Question
1: Globalization of Business
Engagement
in international trade improves the prestige of a small business entity besides
job creation and profitability. Furthermore, it provides the most valuable way
for leveling seasonal fluctuations.
However, there are numerous critical factors to consider before a small
business can join a global market. The business owner should get a companywide
commitment, given that the workforce must play a critical role internationally,
particularly in shipping, production, and purchasing.
Organizations
should justify their intention to go global. If this is done, the firm will not
only expand its market but also acquire key resources such as technology,
brand, energy, and talents. Arguably, a small business should look to
international markets as growth opportunity attainable through the introduction of new products internationally to
expand the revenue, sales, and customer base. At the same time, the management
should brace for an unintended spike in
the cost of operations, especially if the
targeted international market is characterized by high cost of doing business
and competition.
The
steps involved when entering the global market include a definition of a business
plan for the international environment. It is necessary for the business owner
to have plans on how to measure the results. Second, the affordable amount for
investment in the international expansion should be determined. Global business
experts recommend this to be based on the domestic profits. Lastly, the
corporation should strategize not less than a two-year lead time to penetrate
the world marked to allow a sensible implementation of the grand global plan.
Question
2: Business Plan
A
business Plan refers to a written documentation that describes the business
operations, strategies, objectives, and the market conditions. A realistic
business plan must include financial forecast and projections of the potential cost of operation. It contains
background information on the organizational members attempting to meet the
annual targets and goals as outlined. Moreover, business plans targets changes
in branding and perceptions of taxpayers, community, clients, and consumers.

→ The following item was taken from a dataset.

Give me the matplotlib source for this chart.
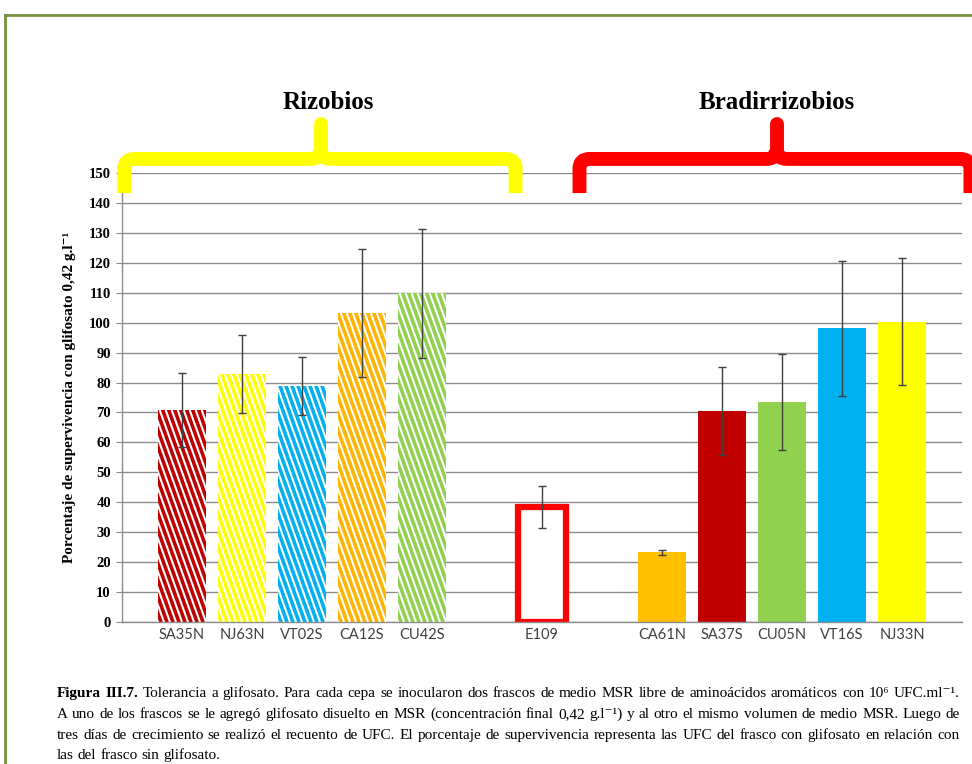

Long term business plan is important in decision making.
Essentially, its format and content are
determined by the audience and business goals. For instance, a business plan
for an NGO (non-governmental organization) discusses the fit between the
corporate mission and the available funding. On the other hand, business plans
for a bank loan build a realistic and
convincing case for an individual or business entity to repay the loan. For a
business plan to be successful, the drafter should utilize SWOT analysis tool in
accordance with the corporate mission
statement. The firm’s activity should be described in detail through an
analysis of the business environment. Other issues to be considered include the
operations plan, market plan, and the financial plan. Finally, supporting
attachments and milestones should be included.
Question
4: Defining the Target Market
Defining
a target market is useful for the drafting of an economical marketing campaign.
Small businesses and start-ups have
lesser resources for product promotion and advertising, hence the need to avoid
waste. An early definition of a target market
allows business strategists to get their advertisement in front of potential
customers without incurring expenses on the non-loyal
market segment.
SMS
and e-mail marketing campaign are two of the most useful tools to reach a
targeted customer. The business owner ought to be aware of the latest
advancement in technology in a fast-evolving world. Personalized communication
channels such as these are ideal for interacting with existing and new customers
at any given time. Additionally, the firm should conceive a positioning
statement to determine how the brand will be set in the market. Most
importantly, the carefully worded statement should be differentiated from those
of competitors to be noticed easily by those that need to know about it.